Not so many months ago, there was a moment, or maybe even a few minutes, where Kobe Bryant seemed to lose faith.
It was May again. Too early for any Los Angeles Lakers season to be ending. Too soon for Bryant to have enough time in the postgame locker room to find the perspective he needed to swallow another second-round playoff exit, then live with it for the next few months.
And so up on the stage, with cameras rolling for all the world to see, Bryant revealed his concerns.
"It's kind of unfamiliar territory,'' he said after the Lakers' Game 5 loss to the Oklahoma City Thunder. "I'm really not used to it."
The words hung heavily in the air.
The Lakers hadn't just lost a playoff series, they might have lost themselves. As a brand that never accepts this sort of disappointment, as a franchise that has always defined itself by setting the standard for the rest of the NBA, not trying to catch up.
But no sooner had Bryant let his guard down and bared a little of his soul did he close it back up with a bandage of will, anger and faith.
"I'm not the most patient of people and the organization is not extremely patient, either," Bryant said, defiant again. "We want to win and win now. I'm sure we'll figure it out. We always have and I'm sure we will again.
"There's just something about the Lakers organization."
It was a plea for help and heroism as much as it was a command.
And less than two months later, the Lakers stunned the NBA by trading for Steve Nash, their longtime nemesis from the Phoenix Suns. A month after that they did it again, pulling off the trade the rest of the league had been living in fear of, by prying Dwight Howard from the Orlando Magic.
Mike D'Antoni was an assistant coach with Team USA at the time of the trade for Howard and but a glimmer in the eye of the Lakers' front office. When he heard the news in the middle of the night in London, he thought mostly what the rest of the league thought: "Lucky Lakers. How the heck do they do it every time?'"
If championships were won in August, there would already by a 17th banner hanging in the rafters at Staples Center.
But the year, and the job, was just half-done. And in a lot of ways, it still is as 2012 comes to an end with the Lakers still searching for the right way forward -- back to what they've always been.
Even after the historic trades for Nash and Howard, they are still hunters. Still among the group of teams trying to find a way to unseat last season's NBA finalists: The Miami Heat and the Oklahoma City Thunder.
Heck, after how this season has gone, the Lakers are even looking up at their Staples Center co-tenant, the Los Angeles Clippers.
It is, as Bryant said in a far lower moment back in May, unfamiliar territory.
At stake is nothing less than the brand itself, as Lakers owner Dr. Jerry Buss continues the process of handing the franchise off to his son Jim Buss and daughter Jeanie Buss, and as Bryant tries to groom Howard to take over for him as the face of the franchise in a few years.
Jeanie, executive vice president of business operations, has long since proven worthy of the responsibility.
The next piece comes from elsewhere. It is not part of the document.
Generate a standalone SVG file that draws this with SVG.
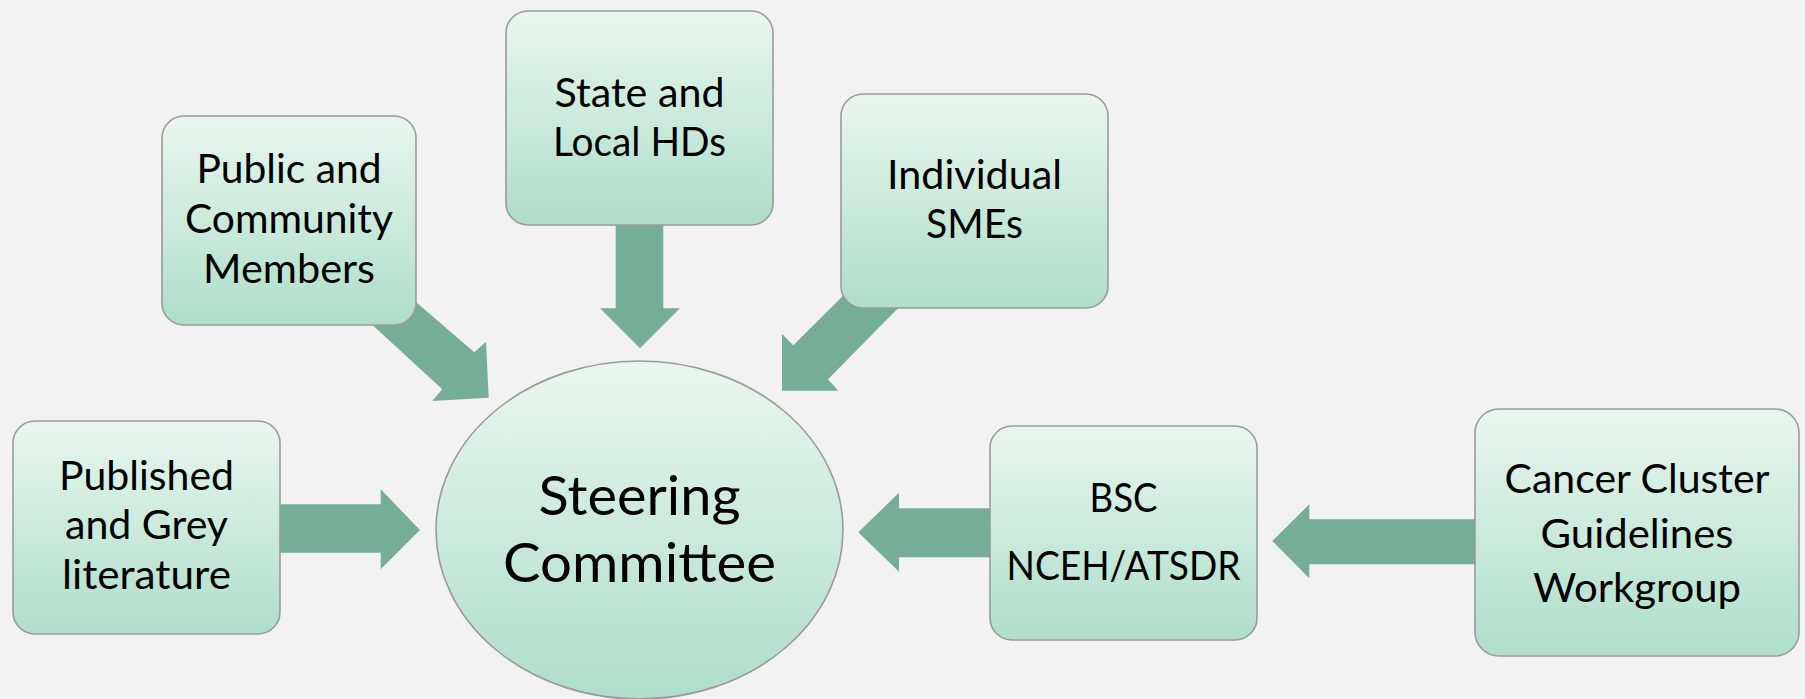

Jim, executive vice president of player personnel, has taken longer to grow into it, but he took a very important step this summer as he not only green-lighted the trades for Howard and Nash, he pushed for them, no matter the cost.
If a final verdict could've been rendered then, Jim would've passed with flying colors. But the choice of D'Antoni over a third dance with Phil Jackson, and the way that choice was handled, placed him back under the microscope, where he'll stay -- fairly or unfairly -- until D'Antoni proves himself one way or another.
The handoff from Bryant to Howard is similarly complicated and no closer to a resolution. In his time with the Lakers thus far, Howard has proven himself to be charismatic, hard-working, dedicated and enigmatic. He has yet to prove himself worthy of inheriting and shepherding such an iconic franchise, however.
And so as the calendar turns, many questions remain.
The Lakers have come back from the brink by doing what they always do -- whatever it takes to win. Only this time, it's not clear whether that will be enough.